Wow - I can't believe it's been 4 weeks since my hardware removal.  For me, the second recovery is dragging along.  While I can walk, exercise, etc., and I am generally in no pain, the surgical incisions are taking sooooo looong to heal.  My top incision is healed over and scarred.  But it still hurts to wear a dress shoe - it's the rubbing on the new skin.  This also causes me to limp slightly - which is very frustrating.   The second wound - my "problem wound", is healing along nicely - seems to be shrinking in size and does not look as deep.  I decided to keep this one covered with a band-aid, and I just change it every morning.  So the wound is still moist - but not oozing and bleeding anymore.  It really does not hurt either since it is not in a place that rubs against a shoe.  

I cannot wait to post here that my wounds are healed up - then I will have an accurate assessment of what I am left with in terms of foot pain and flexibility.  I suspect just based on where I am now - that my flexibility is much better than when the screws were in the foot but that I will still have some stiffness in the am.
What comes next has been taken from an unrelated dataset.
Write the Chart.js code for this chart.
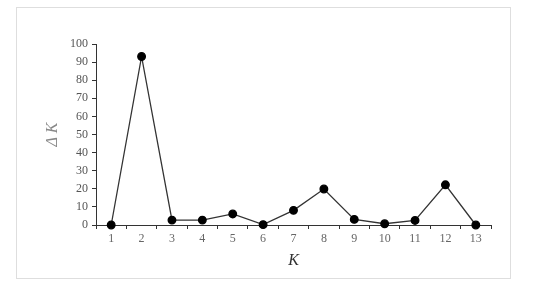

Thursday, January 12, 2012

Time Heals all wounds - slowly if it's related to Lisfranc

Today marks three weeks since my second surgery to have my hardware removed.  I know I have reported that I am healing fine.  Which is generally true.  My top of foot wound is completely scarred and healed over.  It is still sensitive when I have a shoe on though.  I guess its the new skin layer.  My side wound, has been the trouble maker.  This was the wound that oozed and bled, then became infected.  Post wound care instructions were to keep it clean, use a butterfly bandage but not cover it.  So by last week's wound check, it had scabbed over and was healing nicely after my anti-biotic treatment.  At that time, my surgeon told me to keep it covered with a band-aid.  Well, 24 hours later, I go to change the dressing - and the wound is all soft and oozy again.  Sort of like skin that's been in the water too long.  I apply first-aid ointment to the band-aid at each change - and a week later the wound - while looking good, is still soft, but not oozing.  I am no doctor, but I would think you are better off having the wound scab over to heal.  So today, I am going to stay out of shoes, work from home and let the wound air out.  I did not expect this to take so long to heal over.  But from all I have read, foot wounds do take a long time to heal.

There is a trade off.  If you are walking around and out of the house - you really need to keep the wound covered -- otherwise, it will become infected.  But in my opinion, you also need to let it air out a bit.

Oh well, its almost been seven months - what's another couple of weeks?

Friday, January 6, 2012

Surgeon Follow-up Visit

I had my follow-on visit with my surgeon today.   Off the antibiotics and the foot is clearing up.  He says everything is looking good and I will not not need to see him until the 1 year mark - about 6 months from now.

Sunday, January 1, 2012

10 Days Post 2nd Operation to remove hardware


Slightly Infected

Slight Setback -- Infection

My surgical scars oozed blood for the first couple of days.  Given that they tell you that you can weight-bear as tolerated, you can put a lot of pressure on the incisions given that your foot bears all of your weight.  They also tell you that you can keep the wounds uncovered - so I did.  Showered second day after surgery as suggested.  The wound site always looked a little puffy, red and inflamed - as I assumed it would.

Well 10 days post surgery my family keeps telling me the wounds are infected - I say Nah!  So yesterday I wake up and do some Google searches on wound infection pictures - and I see a surgical scar that is indicated is infected and it looks just like mine!  So at that point my stubborn brain realizes that it might actually be the start of infection.  I called my surgeon and got the on-call surgeon for the medical group to call me back.  I describe the symptoms and he calls me in a prescription for an anti-biotic.  So now I am on Cephalexin  4 times daily for 5 days.  I tell myself the wounds look a little less red this am.

Lesson learned...    Happy New Year!